This project focuses on detecting fraudulent credit card transactions using anomaly detection methods. We apply and compare various algorithms, including Isolation Forest, One-Class SVM, autoencoders, Local Outlier Factor, and DBSCAN, to identify potentially fraudulent activities in credit card transaction data.
Credit card fraud is a significant concern for financial institutions and customers. In this project, we employ machine learning techniques to build an anomaly detection model that flags potentially fraudulent transactions. This approach leverages the understanding that fraud cases are rare, thus fitting well within the scope of unsupervised learning for anomaly detection.
The dataset used in this project contains credit card transactions made by European cardholders in September 2013. The data represents transactions over a two-day period, where 492 transactions are identified as fraudulent out of a total of 284,807 transactions. This dataset is highly imbalanced, with the positive class (fraudulent transactions) making up only 0.172% of all entries.
- Number of Transactions: 284,807
- Fraudulent Transactions: 492
- Class Imbalance: Fraud transactions account for only 0.172% of total transactions
The dataset contains only numerical features that have been transformed using Principal Component Analysis (PCA) to protect confidentiality.

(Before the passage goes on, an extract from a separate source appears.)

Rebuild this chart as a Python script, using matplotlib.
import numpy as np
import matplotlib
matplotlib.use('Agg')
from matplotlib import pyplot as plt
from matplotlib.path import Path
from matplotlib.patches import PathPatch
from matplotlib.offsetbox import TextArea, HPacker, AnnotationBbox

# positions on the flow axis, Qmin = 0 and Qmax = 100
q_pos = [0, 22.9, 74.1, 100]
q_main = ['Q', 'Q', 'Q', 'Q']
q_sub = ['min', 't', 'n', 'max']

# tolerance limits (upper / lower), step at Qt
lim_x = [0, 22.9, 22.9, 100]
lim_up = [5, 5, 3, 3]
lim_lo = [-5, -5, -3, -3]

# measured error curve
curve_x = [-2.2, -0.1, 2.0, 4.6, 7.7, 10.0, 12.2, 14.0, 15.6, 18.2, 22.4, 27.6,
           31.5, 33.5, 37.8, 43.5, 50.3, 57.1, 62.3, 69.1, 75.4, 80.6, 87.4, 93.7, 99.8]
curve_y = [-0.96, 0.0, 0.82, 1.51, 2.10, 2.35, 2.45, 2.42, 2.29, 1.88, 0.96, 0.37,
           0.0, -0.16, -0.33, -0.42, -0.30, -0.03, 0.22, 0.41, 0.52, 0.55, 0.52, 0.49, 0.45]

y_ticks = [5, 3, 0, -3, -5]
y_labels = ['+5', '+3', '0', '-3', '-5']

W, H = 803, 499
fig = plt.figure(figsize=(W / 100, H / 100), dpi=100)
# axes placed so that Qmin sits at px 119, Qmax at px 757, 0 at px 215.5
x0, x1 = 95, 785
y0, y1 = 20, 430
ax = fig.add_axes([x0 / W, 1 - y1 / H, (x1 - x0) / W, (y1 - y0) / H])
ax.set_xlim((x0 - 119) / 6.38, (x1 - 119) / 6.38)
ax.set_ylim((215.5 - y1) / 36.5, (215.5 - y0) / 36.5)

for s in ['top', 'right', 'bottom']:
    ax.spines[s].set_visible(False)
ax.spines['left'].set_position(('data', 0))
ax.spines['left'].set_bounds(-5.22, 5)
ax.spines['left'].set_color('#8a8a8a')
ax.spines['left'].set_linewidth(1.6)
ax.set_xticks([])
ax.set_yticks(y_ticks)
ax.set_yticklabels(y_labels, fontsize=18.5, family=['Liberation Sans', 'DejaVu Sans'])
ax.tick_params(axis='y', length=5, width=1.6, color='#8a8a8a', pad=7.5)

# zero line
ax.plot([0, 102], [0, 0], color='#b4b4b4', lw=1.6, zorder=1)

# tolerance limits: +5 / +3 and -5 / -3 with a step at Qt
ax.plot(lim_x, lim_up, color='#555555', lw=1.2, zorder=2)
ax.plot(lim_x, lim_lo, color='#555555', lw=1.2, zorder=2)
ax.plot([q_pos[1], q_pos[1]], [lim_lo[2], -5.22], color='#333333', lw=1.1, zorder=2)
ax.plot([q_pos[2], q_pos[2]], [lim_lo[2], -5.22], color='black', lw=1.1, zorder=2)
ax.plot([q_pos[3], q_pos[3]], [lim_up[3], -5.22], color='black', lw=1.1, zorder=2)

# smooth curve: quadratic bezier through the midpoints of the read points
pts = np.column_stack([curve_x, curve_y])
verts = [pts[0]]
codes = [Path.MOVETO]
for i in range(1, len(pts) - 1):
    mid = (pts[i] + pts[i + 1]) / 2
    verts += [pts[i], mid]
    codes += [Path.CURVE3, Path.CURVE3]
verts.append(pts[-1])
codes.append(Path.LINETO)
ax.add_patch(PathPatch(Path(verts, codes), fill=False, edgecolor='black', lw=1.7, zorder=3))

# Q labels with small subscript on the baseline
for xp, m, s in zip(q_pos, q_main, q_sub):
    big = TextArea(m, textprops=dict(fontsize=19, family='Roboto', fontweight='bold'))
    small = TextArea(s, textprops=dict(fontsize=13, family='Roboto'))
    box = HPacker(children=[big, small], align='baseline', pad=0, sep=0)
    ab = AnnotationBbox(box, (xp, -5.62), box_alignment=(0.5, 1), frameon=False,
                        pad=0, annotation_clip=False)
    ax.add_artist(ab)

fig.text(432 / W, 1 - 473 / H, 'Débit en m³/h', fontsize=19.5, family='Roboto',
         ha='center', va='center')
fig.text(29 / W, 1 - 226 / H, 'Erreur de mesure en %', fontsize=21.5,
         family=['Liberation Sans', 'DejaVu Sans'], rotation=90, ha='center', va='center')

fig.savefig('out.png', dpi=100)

Unfortunately, due to privacy concerns, no further information about the original transaction features is available.
The project notebook includes the following sections:
- Data Preprocessing: Loading data, handling missing values, scaling, and preparing the data for model training.
- Exploratory Data Analysis (EDA): Analyzing data distributions, correlations, and visualizations to understand fraud patterns.
- Modeling: Building, training, and evaluating multiple anomaly detection models.
- Evaluation and Comparison: Analyzing model performance using accuracy, precision, recall, and AUC-ROC scores.
The following anomaly detection techniques were implemented and compared:
- Isolation Forest: Detects anomalies by isolating instances in feature space.
- One-Class SVM: Fits a boundary around the data points using support vector machine principles.
- Autoencoder Neural Network: Reconstructs normal transactions and flags deviations as anomalies.
- Local Outlier Factor (LOF): Identifies samples that have significantly lower density than neighbors.
- DBSCAN: Density-based clustering used for outlier detection.
Each method’s performance is evaluated using metrics suited for anomaly detection, such as:
- Accuracy
- Precision
- Recall
- AUC-ROC
The best-performing model was identified based on these metrics, and insights into fraudulent transaction patterns were derived.
To run this project, you’ll need to download the credit card fraud detection dataset:
- Download the dataset from Kaggle’s Credit Card Fraud Detection page.
- Save the downloaded
creditcard.csv
file in the same directory as the Jupyter Notebook (anomaly-detection-credit-card-fraud.ipynb
).
- Clone the repository:
git clone https://github.com/AnnaAnastasy/Anomaly-Detection-Credit-Card-Fraud.git
- Navigate to the project directory:
cd Anomaly-Detection-Credit-Card-Fraud
- Install required dependencies:
pip install -r requirements.txt
- Launch Jupyter Notebook:
jupyter notebook
Open anomaly-detection-credit-card-fraud.ipynb
in the notebook interface.
- Ensure the dataset file is located in the specified directory as indicated in the notebook.
- Run each cell sequentially in the notebook to preprocess the data, train models, and evaluate results.
- Adjust hyperparameters or try different algorithms as desired to observe changes in performance.